Farnham,UK–“I’m a lazy software engineer in the best possible way,” AspectJ expert Russ Miles admits shamelessly. “I hate doing something more than once. Ironically, this leads me to be a good designer because a good design is modular and flexible in the right places in order to support re-use and avoid writing software more than once. Aspect-oriented programming (AOP), and in particular AspectJ, allows me to design great software in ways that I never could before.” Miles’ new AspectJ Cookbook (O’Reilly) is for even the laziest of developers who want to get into AOP and write and design better software with less effort.

Many developers are interested in AOP, especially in AspectJ, the open source extension of the Java programming language that explicitly supports the AOP approach. “Early adopters of AOP and AspectJ are beginning to come out of the proverbial closet,” reports Miles, “and as the techniques hit the mainstream, there is a definite need for an easy-to-read, practical guide to AspectJ.”

Ideal for all levels of experience, “AspectJ Cookbook” shows readers how AOP is changing the way software is developed, and how they can use AspectJ to make code more modular, easier to develop, maintain, evolve, and deploy.
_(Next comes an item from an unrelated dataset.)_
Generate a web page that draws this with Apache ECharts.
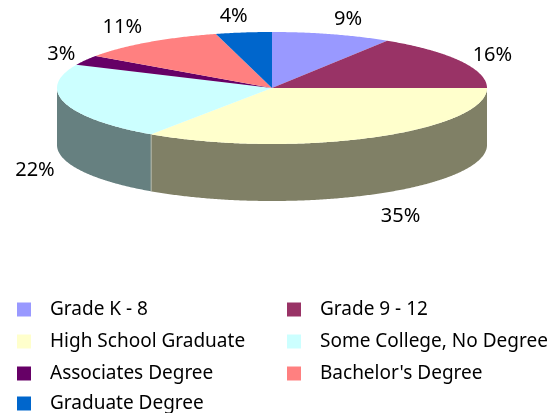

Quick but in-depth and practical recipes deliver hands-on solutions to day-to-day design and programming problems using AOP’s unique approach. Covering everything from pointcut declaration syntax right through to complex design pattern issues, the book includes:

# Getting started with AOP
# Integrating AspectJ with Eclipse, Ant, and the Java command-line tools
# Deploying aspect-oriented applications as servlets, JSPs, web services, and more
# Recipes on every facet of aspects, pointcuts, advice, and the core AOP constructs
# Employing aspects in Java and J2EE design pattern implementations
# Using AOP-specific design patterns to enhance existing Java applications

“I think it’s quite likely that if AOP is not on your resume in the next couple of years, you most certainly will be struggling in the enterprise software development marketplace,” warns Miles. “Truth be told, you may also be feeling a little left behind right across the software design and development board. But if you get up to speed with the theory and especially the practicalities right now, then you will have a definite advantage in the future. Plus your software will just work smarter–and who wouldn’t want that?”

“This book is the one that I would have wanted on my desk when I first picked up AspectJ, and it’s also the one that I still use,” says Miles. “I use these recipes on a daily basis.”